Task objective: Transcribe all of the material below word for word and leave out its pictures.
--
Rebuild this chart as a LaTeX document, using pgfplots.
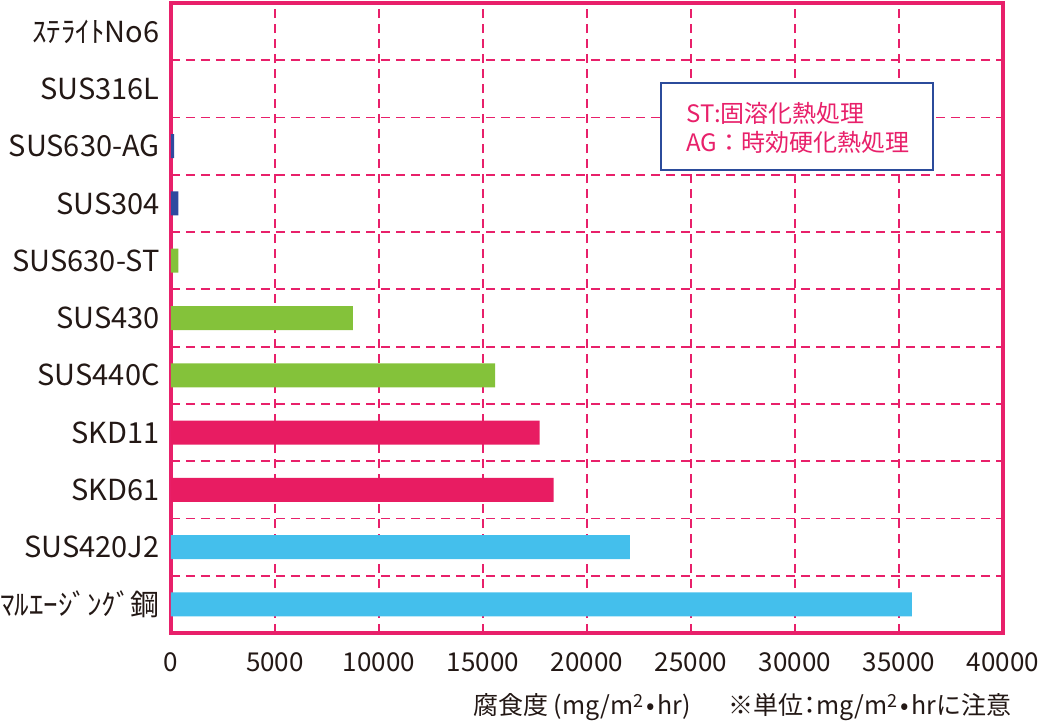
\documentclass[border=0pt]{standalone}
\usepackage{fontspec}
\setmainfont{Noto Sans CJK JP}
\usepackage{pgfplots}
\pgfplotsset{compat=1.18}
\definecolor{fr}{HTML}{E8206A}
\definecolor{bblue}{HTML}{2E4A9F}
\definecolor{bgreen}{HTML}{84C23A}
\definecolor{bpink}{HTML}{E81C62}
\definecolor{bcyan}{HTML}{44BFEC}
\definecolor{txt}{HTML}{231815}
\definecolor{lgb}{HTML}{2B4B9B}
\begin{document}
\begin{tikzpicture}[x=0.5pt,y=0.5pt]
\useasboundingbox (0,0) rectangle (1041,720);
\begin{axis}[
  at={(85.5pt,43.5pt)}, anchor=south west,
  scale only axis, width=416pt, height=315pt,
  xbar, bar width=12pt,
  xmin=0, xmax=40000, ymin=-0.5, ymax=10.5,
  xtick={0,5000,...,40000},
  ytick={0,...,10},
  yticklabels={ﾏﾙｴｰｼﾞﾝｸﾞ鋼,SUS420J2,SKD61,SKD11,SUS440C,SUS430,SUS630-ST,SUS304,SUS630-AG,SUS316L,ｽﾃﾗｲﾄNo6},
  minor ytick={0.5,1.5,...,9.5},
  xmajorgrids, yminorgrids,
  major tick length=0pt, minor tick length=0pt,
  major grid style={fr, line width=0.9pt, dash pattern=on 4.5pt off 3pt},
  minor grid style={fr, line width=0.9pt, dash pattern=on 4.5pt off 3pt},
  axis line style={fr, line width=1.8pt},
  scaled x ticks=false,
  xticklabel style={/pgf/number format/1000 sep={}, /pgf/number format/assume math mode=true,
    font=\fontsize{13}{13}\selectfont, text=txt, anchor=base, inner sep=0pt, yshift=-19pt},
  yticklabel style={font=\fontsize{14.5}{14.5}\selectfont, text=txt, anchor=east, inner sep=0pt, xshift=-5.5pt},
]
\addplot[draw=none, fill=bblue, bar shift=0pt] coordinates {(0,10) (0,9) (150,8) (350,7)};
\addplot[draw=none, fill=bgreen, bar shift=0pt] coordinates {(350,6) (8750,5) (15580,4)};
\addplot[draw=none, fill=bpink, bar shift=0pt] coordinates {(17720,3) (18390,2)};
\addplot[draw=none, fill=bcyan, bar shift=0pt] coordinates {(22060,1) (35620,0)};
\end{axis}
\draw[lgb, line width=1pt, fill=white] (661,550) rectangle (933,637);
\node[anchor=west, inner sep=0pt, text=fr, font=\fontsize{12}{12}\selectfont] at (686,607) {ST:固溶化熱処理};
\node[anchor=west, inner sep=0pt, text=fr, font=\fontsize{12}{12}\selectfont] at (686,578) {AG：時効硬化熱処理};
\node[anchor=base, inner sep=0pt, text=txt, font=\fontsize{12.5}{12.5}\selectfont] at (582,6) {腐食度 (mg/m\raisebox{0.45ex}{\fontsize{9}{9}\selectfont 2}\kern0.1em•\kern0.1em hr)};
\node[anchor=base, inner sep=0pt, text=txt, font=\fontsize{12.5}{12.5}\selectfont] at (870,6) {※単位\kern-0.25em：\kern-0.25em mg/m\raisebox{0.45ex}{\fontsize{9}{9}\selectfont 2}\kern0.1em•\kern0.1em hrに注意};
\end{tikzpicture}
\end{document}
--
Response to the exercise:
Rebuild this chart as a LaTeX document, using pgfplots.
\documentclass[border=0pt]{standalone}
\usepackage{fontspec}
\setmainfont{Noto Sans CJK JP}
\usepackage{pgfplots}
\pgfplotsset{compat=1.18}
\definecolor{fr}{HTML}{E8206A}
\definecolor{bblue}{HTML}{2E4A9F}
\definecolor{bgreen}{HTML}{84C23A}
\definecolor{bpink}{HTML}{E81C62}
\definecolor{bcyan}{HTML}{44BFEC}
\definecolor{txt}{HTML}{231815}
\definecolor{lgb}{HTML}{2B4B9B}
\begin{document}
\begin{tikzpicture}[x=0.5pt,y=0.5pt]
\useasboundingbox (0,0) rectangle (1041,720);
\begin{axis}[
  at={(85.5pt,43.5pt)}, anchor=south west,
  scale only axis, width=416pt, height=315pt,
  xbar, bar width=12pt,
  xmin=0, xmax=40000, ymin=-0.5, ymax=10.5,
  xtick={0,5000,...,40000},
  ytick={0,...,10},
  yticklabels={ﾏﾙｴｰｼﾞﾝｸﾞ鋼,SUS420J2,SKD61,SKD11,SUS440C,SUS430,SUS630-ST,SUS304,SUS630-AG,SUS316L,ｽﾃﾗｲﾄNo6},
  minor ytick={0.5,1.5,...,9.5},
  xmajorgrids, yminorgrids,
  major tick length=0pt, minor tick length=0pt,
  major grid style={fr, line width=0.9pt, dash pattern=on 4.5pt off 3pt},
  minor grid style={fr, line width=0.9pt, dash pattern=on 4.5pt off 3pt},
  axis line style={fr, line width=1.8pt},
  scaled x ticks=false,
  xticklabel style={/pgf/number format/1000 sep={}, /pgf/number format/assume math mode=true,
    font=\fontsize{13}{13}\selectfont, text=txt, anchor=base, inner sep=0pt, yshift=-19pt},
  yticklabel style={font=\fontsize{14.5}{14.5}\selectfont, text=txt, anchor=east, inner sep=0pt, xshift=-5.5pt},
]
\addplot[draw=none, fill=bblue, bar shift=0pt] coordinates {(0,10) (0,9) (150,8) (350,7)};
\addplot[draw=none, fill=bgreen, bar shift=0pt] coordinates {(350,6) (8750,5) (15580,4)};
\addplot[draw=none, fill=bpink, bar shift=0pt] coordinates {(17720,3) (18390,2)};
\addplot[draw=none, fill=bcyan, bar shift=0pt] coordinates {(22060,1) (35620,0)};
\end{axis}
\draw[lgb, line width=1pt, fill=white] (661,550) rectangle (933,637);
\node[anchor=west, inner sep=0pt, text=fr, font=\fontsize{12}{12}\selectfont] at (686,607) {ST:固溶化熱処理};
\node[anchor=west, inner sep=0pt, text=fr, font=\fontsize{12}{12}\selectfont] at (686,578) {AG：時効硬化熱処理};
\node[anchor=base, inner sep=0pt, text=txt, font=\fontsize{12.5}{12.5}\selectfont] at (582,6) {腐食度 (mg/m\raisebox{0.45ex}{\fontsize{9}{9}\selectfont 2}\kern0.1em•\kern0.1em hr)};
\node[anchor=base, inner sep=0pt, text=txt, font=\fontsize{12.5}{12.5}\selectfont] at (870,6) {※単位\kern-0.25em：\kern-0.25em mg/m\raisebox{0.45ex}{\fontsize{9}{9}\selectfont 2}\kern0.1em•\kern0.1em hrに注意};
\end{tikzpicture}
\end{document}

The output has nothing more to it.